WHAT IS EXPECTED: Retype the opening lines of the listing below, ending with the line that contains "const rowLevels = [273.5, 90, 66];", and leave out any pictures.

↓↓↓

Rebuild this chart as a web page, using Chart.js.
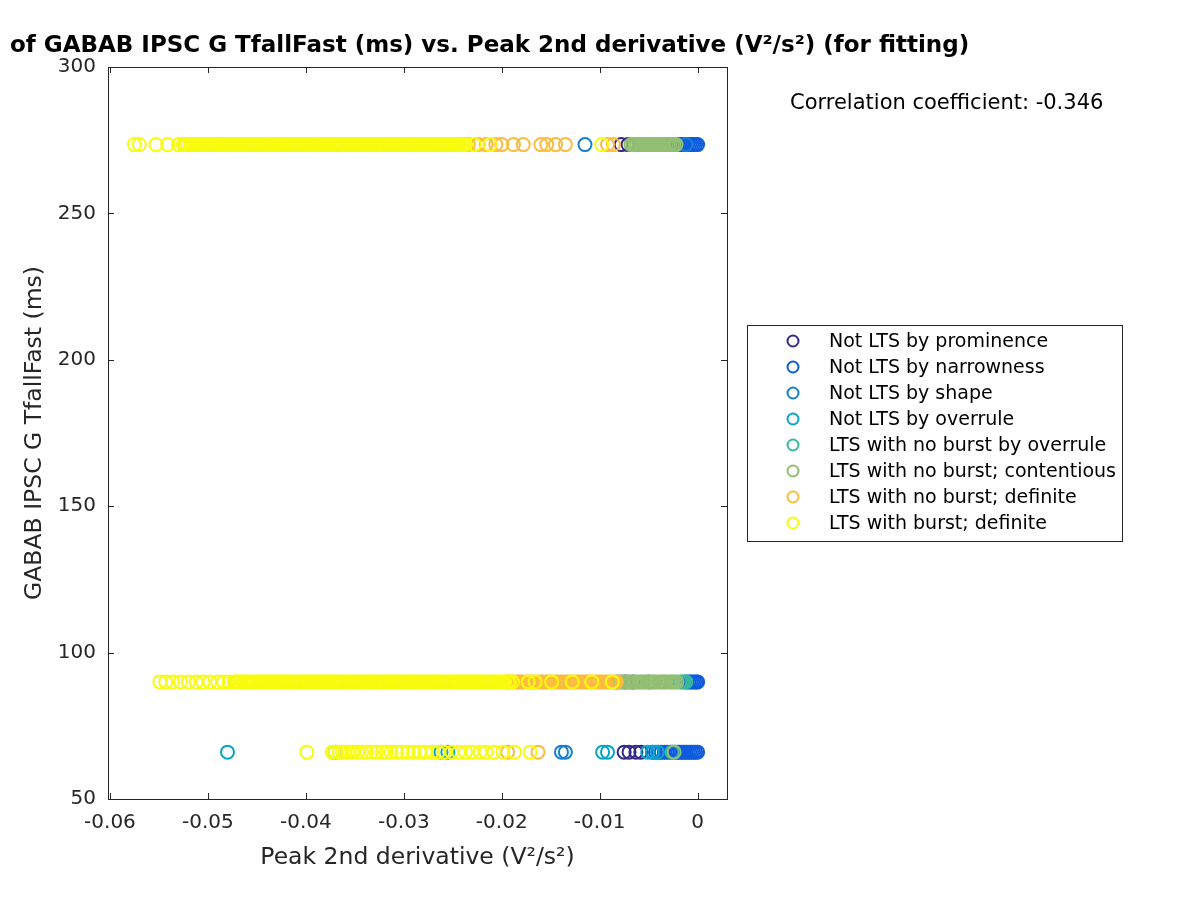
<!DOCTYPE html>
<html>
<head>
<meta charset="utf-8">
<script src="https://cdn.jsdelivr.net/npm/chart.js@4.4.0/dist/chart.umd.min.js"></script>
<style>
  html, body { margin: 0; background: #fff; }
</style>
</head>
<body>
<canvas id="scatterChart" width="1200" height="900"></canvas>
<script>
// Уровни строк по оси Y (ms)
const rowLevels = [273.5, 90, 66];

const classLabels = [
    'Not LTS by prominence',
    'Not LTS by narrowness',
    'Not LTS by shape',
    'Not LTS by overrule',
    'LTS with no burst by overrule',
    'LTS with no burst; contentious',
    'LTS with no burst; definite',
    'LTS with burst; definite'
];
const classColors = ['#352a87', '#0f5cdd', '#1481d6', '#06a7c6', '#38b99e', '#92bf73', '#fcbb3d', '#f9fb0e'];

// Значения x (V^2/s^2) для каждой строки: [верх 273.5, середина 90, низ 66]
const prominenceX = [
    [-0.0078, -0.0071],
    [-0.0074, -0.0066],
    [-0.0075, -0.0070, -0.0063, -0.0058]
];
const narrownessX = [
    [-0.0022, -0.0020, -0.0018, -0.0016, -0.0014, -0.0012, -0.0010, -0.0008, -0.0006, -0.0004, -0.0002, 0],
    [-0.0011, -0.0009, -0.0007, -0.0005, -0.0003, -0.0001, 0],
    [-0.0046, -0.0043, -0.0040, -0.0037, -0.0034, -0.0031, -0.0028, -0.0026, -0.0024, -0.0022, -0.0020, -0.0018,
     -0.0016, -0.0014, -0.0012, -0.0010, -0.0008, -0.0006, -0.0004, -0.0002, 0]
];
const shapeX = [
    [-0.0115, -0.0012],
    [-0.0082],
    [-0.0139, -0.0135]
];
const overruleX = [
    [-0.0052],
    [-0.0050],
    [-0.0480, -0.0370, -0.0262, -0.0255, -0.0097, -0.0092, -0.0051, -0.0046, -0.0041]
];
const ltsOverruleX = [
    [-0.0030],
    [-0.0018, -0.0016, -0.0014, -0.0012],
    [-0.0026]
];
const contentiousX = [
    [-0.0068, -0.0066, -0.0064, -0.0062, -0.0060, -0.0058, -0.0056, -0.0054, -0.0052, -0.0050, -0.0048, -0.0046,
     -0.0044, -0.0042, -0.0040, -0.0038, -0.0036, -0.0034, -0.0032, -0.0030, -0.0028, -0.0026, -0.0024, -0.0022],
    [-0.0080, -0.0078, -0.0076, -0.0073, -0.0071, -0.0069, -0.0067, -0.0065, -0.0062, -0.0060, -0.0058, -0.0056,
     -0.0054, -0.0051, -0.0049, -0.0047, -0.0045, -0.0043, -0.0040, -0.0038, -0.0036, -0.0034, -0.0032, -0.0029,
     -0.0027, -0.0025, -0.0023, -0.0021],
    [-0.0024]
];
const noBurstX = [
    [-0.0234, -0.0224, -0.0216, -0.0206, -0.0200, -0.0188, -0.0178, -0.0160, -0.0154, -0.0145, -0.0135, -0.0092, -0.0086],
    [-0.0195, -0.0193, -0.0190, -0.0188, -0.0185, -0.0183, -0.0180, -0.0178, -0.0175, -0.0173, -0.0170, -0.0168,
     -0.0165, -0.0163, -0.0160, -0.0158, -0.0155, -0.0153, -0.0150, -0.0148, -0.0145, -0.0143, -0.0140, -0.0138,
     -0.0135, -0.0133, -0.0130, -0.0128, -0.0125, -0.0123, -0.0120, -0.0118, -0.0115, -0.0113, -0.0110, -0.0108,
     -0.0105, -0.0103, -0.0100, -0.0098, -0.0095, -0.0093, -0.0090, -0.0088, -0.0085, -0.0083],
    [-0.0194, -0.0163]
];
const burstX = [
    [-0.0575, -0.0570, -0.0553, -0.0541, -0.0530,
     -0.0525, -0.0523, -0.0521, -0.0518, -0.0516, -0.0514, -0.0512, -0.0509, -0.0507, -0.0505,
     -0.0503, -0.0500, -0.0498, -0.0496, -0.0494, -0.0491, -0.0489, -0.0487, -0.0485, -0.0482,
     -0.0480, -0.0478, -0.0476, -0.0473, -0.0471, -0.0469, -0.0467, -0.0464, -0.0462, -0.0460,
     -0.0458, -0.0455, -0.0453, -0.0451, -0.0449, -0.0446, -0.0444, -0.0442, -0.0440, -0.0437,
     -0.0435, -0.0433, -0.0431, -0.0428, -0.0426, -0.0424, -0.0422, -0.0419, -0.0417, -0.0415,
     -0.0413, -0.0410, -0.0408, -0.0406, -0.0404, -0.0401, -0.0399, -0.0397, -0.0395, -0.0392,
     -0.0390, -0.0388, -0.0386, -0.0383, -0.0381, -0.0379, -0.0377, -0.0374, -0.0372, -0.0370,
     -0.0368, -0.0365, -0.0363, -0.0361, -0.0359, -0.0356, -0.0354, -0.0352, -0.0350, -0.0347,
     -0.0345, -0.0343, -0.0341, -0.0338, -0.0336, -0.0334, -0.0332, -0.0329, -0.0327, -0.0325,
     -0.0323, -0.0320, -0.0318, -0.0316, -0.0314, -0.0311, -0.0309, -0.0307, -0.0305, -0.0302,
     -0.0300, -0.0298, -0.0296, -0.0293, -0.0291, -0.0289, -0.0287, -0.0284, -0.0282, -0.0280,
     -0.0278, -0.0275, -0.0273, -0.0271, -0.0269, -0.0266, -0.0264, -0.0262, -0.0260, -0.0257,
     -0.0255, -0.0253, -0.0251, -0.0248, -0.0246, -0.0244, -0.0242, -0.0239, -0.0237,
     -0.0228, -0.0212, -0.0098],
    [-0.0549, -0.0543, -0.0536, -0.0528, -0.0520, -0.0512, -0.0505, -0.0498, -0.0490, -0.0484, -0.0478,
     -0.0473, -0.0471, -0.0469, -0.0467, -0.0464, -0.0462, -0.0460,
     -0.0458, -0.0455, -0.0453, -0.0451, -0.0449, -0.0446, -0.0444, -0.0442, -0.0440, -0.0437,
     -0.0435, -0.0433, -0.0431, -0.0428, -0.0426, -0.0424, -0.0422, -0.0419, -0.0417, -0.0415,
     -0.0413, -0.0410, -0.0408, -0.0406, -0.0404, -0.0401, -0.0399, -0.0397, -0.0395, -0.0392,
     -0.0390, -0.0388, -0.0386, -0.0383, -0.0381, -0.0379, -0.0377, -0.0374, -0.0372, -0.0370,
     -0.0368, -0.0365, -0.0363, -0.0361, -0.0359, -0.0356, -0.0354, -0.0352, -0.0350, -0.0347,
     -0.0345, -0.0343, -0.0341, -0.0338, -0.0336, -0.0334, -0.0332, -0.0329, -0.0327, -0.0325,
     -0.0323, -0.0320, -0.0318, -0.0316, -0.0314, -0.0311, -0.0309, -0.0307, -0.0305, -0.0302,
     -0.0300, -0.0298, -0.0296, -0.0293, -0.0291, -0.0289, -0.0287, -0.0284, -0.0282, -0.0280,
     -0.0278, -0.0275, -0.0273, -0.0271, -0.0269, -0.0266, -0.0264, -0.0262, -0.0260, -0.0257,
     -0.0255, -0.0253, -0.0251, -0.0248, -0.0246, -0.0244, -0.0242, -0.0239, -0.0237, -0.0235,
     -0.0233, -0.0230, -0.0228, -0.0226, -0.0224, -0.0221, -0.0219, -0.0217, -0.0215, -0.0212,
     -0.0210, -0.0208, -0.0206, -0.0203, -0.0201, -0.0199, -0.0197, -0.0194, -0.0192,
     -0.0189, -0.0173, -0.0166, -0.0149, -0.0128, -0.0108, -0.0087],
    [-0.0399, -0.0373, -0.0370, -0.0366, -0.0363, -0.0360, -0.0356, -0.0352, -0.0347, -0.0343, -0.0338, -0.0333,
     -0.0328, -0.0322, -0.0318, -0.0313, -0.0307, -0.0302, -0.0296, -0.0290, -0.0284, -0.0278, -0.0271, -0.0265,
     -0.0259, -0.0251, -0.0244, -0.0237, -0.0230, -0.0222, -0.0216, -0.0208, -0.0199, -0.0187, -0.0171]
];
const seriesX = [prominenceX, narrownessX, shapeX, overruleX, ltsOverruleX, contentiousX, noBurstX, burstX];

const xTicks = [-0.06, -0.05, -0.04, -0.03, -0.02, -0.01, 0];
const yTicks = [50, 100, 150, 200, 250, 300];

const titleText = 'of GABAB IPSC G TfallFast (ms) vs. Peak 2nd derivative (V\u00b2/s\u00b2) (for fitting)';
const corrText = 'Correlation coefficient: -0.346';

const FONT = '"DejaVu Sans", sans-serif';
const AXIS = '#262626';

// Точки из массивов по строкам
const toPoints = (rows) => rows.flatMap((xs, i) => xs.map(x => ({ x: x, y: rowLevels[i] })));

// Рамка, засечки внутрь, заголовок, легенда
const framePlugin = {
    id: 'frame',
    afterDatasetsDraw(chart) {
        const { ctx, chartArea: a, scales: { x, y } } = chart;
        ctx.save();
        ctx.strokeStyle = AXIS;
        ctx.lineWidth = 1;
        ctx.strokeRect(a.left + 0.5, a.top + 0.5, a.width, a.height);
        ctx.beginPath();
        xTicks.forEach(v => {
            const px = Math.round(x.getPixelForValue(v)) + 0.5;
            ctx.moveTo(px, a.bottom); ctx.lineTo(px, a.bottom - 6);
            ctx.moveTo(px, a.top); ctx.lineTo(px, a.top + 6);
        });
        yTicks.forEach(v => {
            const py = Math.round(y.getPixelForValue(v)) + 0.5;
            ctx.moveTo(a.left, py); ctx.lineTo(a.left + 6, py);
            ctx.moveTo(a.right, py); ctx.lineTo(a.right - 6, py);
        });
        ctx.stroke();

        ctx.fillStyle = '#000';
        ctx.textBaseline = 'middle';
        ctx.textAlign = 'left';
        ctx.font = 'bold 23px ' + FONT;
        ctx.fillText(titleText, 10, 46);

        ctx.font = '21px ' + FONT;
        ctx.fillText(corrText, 790, 104);

        // Легенда
        ctx.strokeStyle = '#262626';
        ctx.strokeRect(747.5, 325.5, 375, 216);
        ctx.font = '19px ' + FONT;
        classLabels.forEach((label, i) => {
            const cy = 341 + 26 * i;
            ctx.beginPath();
            ctx.strokeStyle = classColors[i];
            ctx.lineWidth = 2;
            ctx.arc(793, cy, 5.5, 0, Math.PI * 2);
            ctx.stroke();
            ctx.fillStyle = '#000';
            ctx.fillText(label, 829, cy + 1);
        });
        ctx.restore();
    }
};

const canvas = document.getElementById('scatterChart');
new Chart(canvas, {
    type: 'scatter',
    data: {
        datasets: classLabels.map((label, i) => ({
            label: label,
            data: toPoints(seriesX[i]),
            borderColor: classColors[i],
            backgroundColor: 'rgba(0,0,0,0)',
            pointRadius: 6.5,
            pointBorderWidth: 2,
            pointHoverRadius: 6.5,
            order: classLabels.length - i
        }))
    },
    options: {
        responsive: false,
        animation: false,
        devicePixelRatio: 1,
        layout: { padding: { left: 0, right: 473, top: 67, bottom: 0 } },
        plugins: {
            legend: { display: false },
            title: { display: false },
            tooltip: { enabled: false }
        },
        scales: {
            x: {
                type: 'linear',
                min: -0.0602,
                max: 0.003,
                afterFit: (s) => { s.height = 101; },
                afterBuildTicks: (s) => { s.ticks = xTicks.map(v => ({ value: v })); },
                grid: { display: false, drawTicks: false },
                border: { display: false },
                ticks: {
                    padding: 12,
                    color: AXIS,
                    font: { family: FONT, size: 20 },
                    callback: (v) => (Math.abs(v) < 1e-9 ? '0' : v.toFixed(2))
                },
                title: {
                    display: true,
                    text: 'Peak 2nd derivative (V\u00b2/s\u00b2)',
                    color: AXIS,
                    font: { family: FONT, size: 23.5 },
                    padding: { top: 0, bottom: 28 }
                }
            },
            y: {
                type: 'linear',
                min: 50,
                max: 300,
                afterFit: (s) => { s.width = 108; },
                afterBuildTicks: (s) => { s.ticks = yTicks.map(v => ({ value: v })); },
                grid: { display: false, drawTicks: false },
                border: { display: false },
                ticks: {
                    padding: 12,
                    color: AXIS,
                    font: { family: FONT, size: 20 }
                },
                title: {
                    display: true,
                    text: 'GABAB IPSC G TfallFast (ms)',
                    color: AXIS,
                    font: { family: FONT, size: 23.5 },
                    padding: { top: 21, bottom: 0 }
                }
            }
        }
    },
    plugins: [framePlugin]
});
</script>
</body>
</html>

↑↑↑

REPLY:
Rebuild this chart as a web page, using Chart.js.
<!DOCTYPE html>
<html>
<head>
<meta charset="utf-8">
<script src="https://cdn.jsdelivr.net/npm/chart.js@4.4.0/dist/chart.umd.min.js"></script>
<style>
  html, body { margin: 0; background: #fff; }
</style>
</head>
<body>
<canvas id="scatterChart" width="1200" height="900"></canvas>
<script>
// Уровни строк по оси Y (ms)
const rowLevels = [273.5, 90, 66];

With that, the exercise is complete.